I think I’m a getter. On a occasion, I like to give gifts but when it comes down to it, I would rather receive than give. Giving makes you too vulnerable to the giver. What if they don’t like it? What if it was the wrong gift? What if I didn’t spend enough? At least as a receiver, I can fake my through liking a gift. But let’s be honest, if I give a gift, I usually deep down in depths of my heart am hoping for something back. I want more than I am able to give. My capacity to give is frustrated by my hunger for getting.

Yosef was strolling down the dusty street when he overheard a conversation between a fisherman and his lover. He pressed his ear against the old wooden door to get more details of the ensuing adultery and as he listened in his stomach turned in knots at the injustice that was going on behind closed doors. How dare they break the Mosaic Law.

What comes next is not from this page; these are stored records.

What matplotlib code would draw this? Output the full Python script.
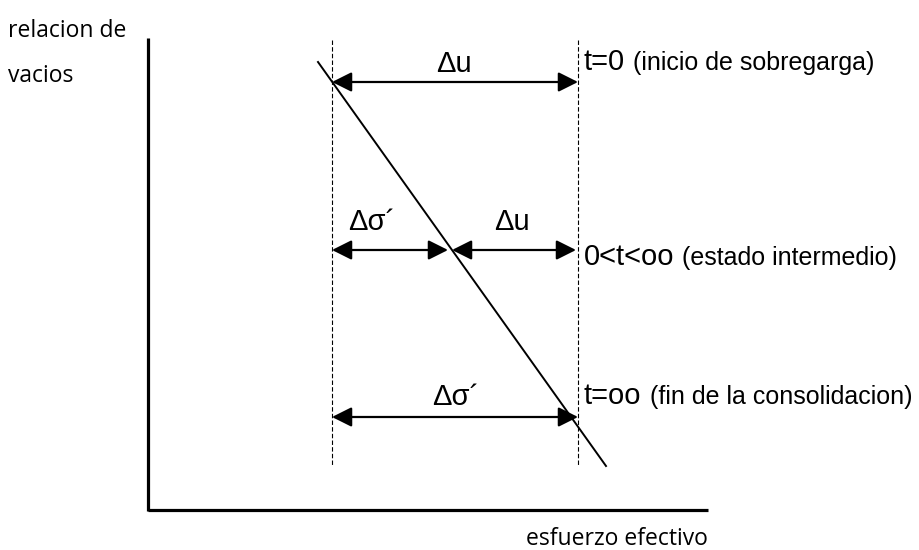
import matplotlib
matplotlib.use("Agg")
import matplotlib.pyplot as plt

# esquema de consolidacion: relacion de vacios vs esfuerzo efectivo
# coordenadas del esquema (unidades de dibujo, y hacia abajo)
ejes_x = [148, 708]
ejes_y = [38, 511]
sigma_lim = [332, 578]          # esfuerzo inicial y final
linea_x = [318, 606]
linea_y = [62, 466]
niveles = [82, 250, 417]        # t=0, 0<t<oo, t=oo
cruce_medio = 450               # punto de la recta en el estado intermedio
etiquetas_t = ["t=0", "0<t<oo", "t=oo"]
etiquetas_desc = ["(inicio de sobregarga)", "(estado intermedio)", "(fin de la consolidacion)"]
y_etiquetas_t = [62, 257, 396]

fig = plt.figure(figsize=(9.19, 5.5), dpi=100)
ax = fig.add_axes([0, 0, 1, 1])
ax.set_xlim(0, 919)
ax.set_ylim(550, 0)
ax.axis("off")

arial = "Liberation Sans"
calibri = "Open Sans"

# ejes
ax.plot([ejes_x[0], ejes_x[0]], [ejes_y[0], ejes_y[1]], color="black", lw=2.3, solid_capstyle="butt")
ax.plot([ejes_x[0], ejes_x[1]], [ejes_y[1] - 1, ejes_y[1] - 1], color="black", lw=2.3, solid_capstyle="butt")

# lineas verticales discontinuas
for xs in sigma_lim:
    ax.plot([xs, xs], [40, 466], color="black", lw=0.8, linestyle=(0, (4, 2)))

# recta de compresion
ax.plot(linea_x, linea_y, color="black", lw=1.4)

flecha = dict(arrowstyle="<|-|>,head_length=0.6,head_width=0.3", color="black",
              lw=1.6, shrinkA=0, shrinkB=0, mutation_scale=20)

def cota(x0, x1, y):
    ax.annotate("", xy=(x1, y), xytext=(x0, y), arrowprops=flecha)

cota(sigma_lim[0], sigma_lim[1], niveles[0])
cota(sigma_lim[0], cruce_medio - 2, niveles[1])
cota(cruce_medio + 2, sigma_lim[1] - 2, niveles[1])
cota(sigma_lim[0], sigma_lim[1], niveles[2])

# textos de las cotas
ax.text(454, 64, "Δu", fontsize=21, family=arial, ha="center", va="center")
ax.text(372, 222, "Δσ´", fontsize=21, family=arial, ha="center", va="center")
ax.text(512, 222, "Δu", fontsize=21, family=arial, ha="center", va="center")
ax.text(456, 397, "Δσ´", fontsize=21, family=arial, ha="center", va="center")

# estados en el tiempo
for yt, lt, ld in zip(y_etiquetas_t, etiquetas_t, etiquetas_desc):
    t = ax.text(584, yt, lt, fontsize=21, family=arial, ha="left", va="center")
    fig.canvas.draw()
    bb = t.get_window_extent()
    x_end = ax.transData.inverted().transform((bb.x1, 0))[0]
    ax.text(x_end + 8, yt + 1, ld, fontsize=18, family=arial, ha="left", va="center")

# rotulos de ejes
ax.text(8, 37, "relacion de", fontsize=16.5, family=calibri, ha="left", va="baseline")
ax.text(8, 82, "vacios", fontsize=16.5, family=calibri, ha="left", va="baseline")
ax.text(708, 545, "esfuerzo efectivo", fontsize=16.5, family=calibri, ha="right", va="baseline")

fig.savefig("out.png", dpi=100, facecolor="white")
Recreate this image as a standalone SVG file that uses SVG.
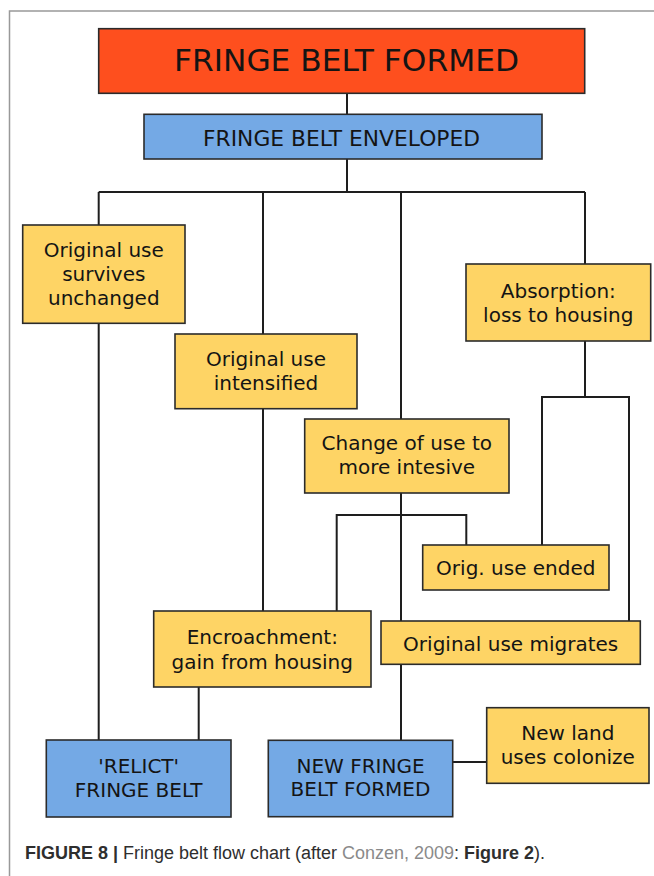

Yosef ran as fast he could to some of his Rabbi buddies and told them what was going on and all the could come up with is that she deserved to die. No one breaks the Torah and gets away with it. No one. As they were discussing how to deal with the situation, Yosef came up with the idea that this would be a good way to test the deity of this new Rabbi who recently came on the scene named Jesus of Nazareth. Yosef assembles a meeting right outside the scene of the crime and invites Jesus to come along hoping to trap him too. The religious leaders and Jesus start talking about the woman and her destructive choice, paying no mind to the man who was also present and might have actually been a religious leader himself. Jesus listens to this argument of the Rabbi’s, and what seems to be a closed case, ends up being a lesson of reverse Kingdom values. Jesus scribbles in the sand, in a sense, saying that there accusations don’t really mean much in comparison to the grace he is going to show this woman caught in adultery.

Jesus was a giver. He gave grace freely without directions of how to use it. This infuriated the church of the day, like Jonah, they wanted people to earn their salvation – not freely receive something as prized as friendship with their Creator. Jesus meets up with another woman at Jacobs’ Well and she ends up running off to tell everyone about this man she met. Because Jesus, without question, handed over grace without a manual. We want people to experience grace, but we want to have a hand in how they receive it and we want to be there every step of the way to help them be “wise stewards” of this holy gift. I am not minimizing grace. It is a powerful indescribable gift from our Father who desires romance with His Creation. I am being reductionist in our approach of constantly defining what a “Christian” should look like.

God chose an incestuous alcoholic to manufacture a boat and repopulate earth. He chose a stuttering ex-murderer to pastor the first mega-church through 40 acres of redemptive wandering. The message of God’s grace is that its’ His to give and do with as He pleases. He can choose that the salvation of all mankind be found in an old feeding trough in below zero weather. He can use an atheist to save Christians. He could use an ex-pimp to rescue women from prostitution. God is outside the box, just because Jesus was born in a makeshift cradle doesn’t make him any less God. If anything, the fact that the Creator became the created says a lot about our value to Him. Grace is His to give-to whoever He wants. If He invites us to follow in his footsteps than who are we reluctant to show grace to? Grace is free and it doesn’t come with a manual, and it looks different for each person. Go, celebrate the diversity of grace!